The updated Western Solar Plan “represents a compromise that will allow Wyoming to continue to innovate and grow its energy economy while protecting our important conservation resources on BLM-managed public lands,” The Nature Conservancy said in a prepared statement.
he conservancy published a study of the Western Solar Plan revision effort in 2023. “There’s an abundance of low-impact spots for the development of solar energy in Wyoming — more than enough to meet market demand,” TNC’s Wyoming Energy Program Director Justin Loyka told WyoFile at the time.
But whether federal officials fully embraced input from conservation groups and others wasn’t clear during first-blush readings of the final plan on Friday.
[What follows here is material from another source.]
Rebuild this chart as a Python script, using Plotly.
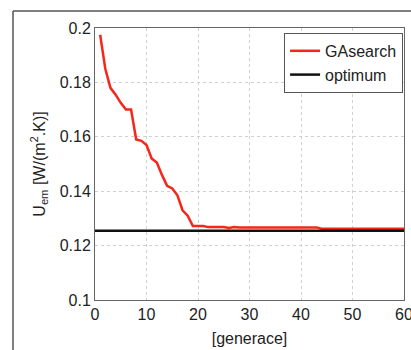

“The plan is just really haphazard,” San José State University Professor of Environmental Studies Dustin Mulvaney told WyoFile. “To me, it’s a recipe for more litigation and more lawsuits and more people getting upset just because of the free-for-all-nature of it.”
This map, provided by The Nature Conservancy, depicts areas where the group, during the Bureau of Land Management’s planning process, noted potential impacts to big game migration corridors and crucial winter habitat. The agency largely addressed those concerns in its final plan, according to The Nature Conservancy. (The Nature Conservancy)
It was unclear, Mulvaney said, whether federal officials fully integrated many innovative strategies tested to avoid negative impacts in sensitive landscapes.
Although Interior officials attempted to correct course — learning from mistakes in past sitings of solar energy development in the southwest — the agency strayed into new, dangerous territory when it expanded its solar energy scope to other western states, according to Mulvaney.
For example, one criteria it used to essentially disqualify public lands from being off limits to solar development was the presence of invasive plant species such as cheatgrass. Not only does that overlook other landscape values like wildlife habitat connectivity, such invasive plant species typically spread by following other forms of development like wind farms.
“Because of the presence of cheatgrass, it opens up a lot of those landscapes to solar development,” Mulvaney said. “It’s not thinking about questions about, like, ‘Where might we be interrupting migration corridors and [genetic connections]?’ All these things are connected.”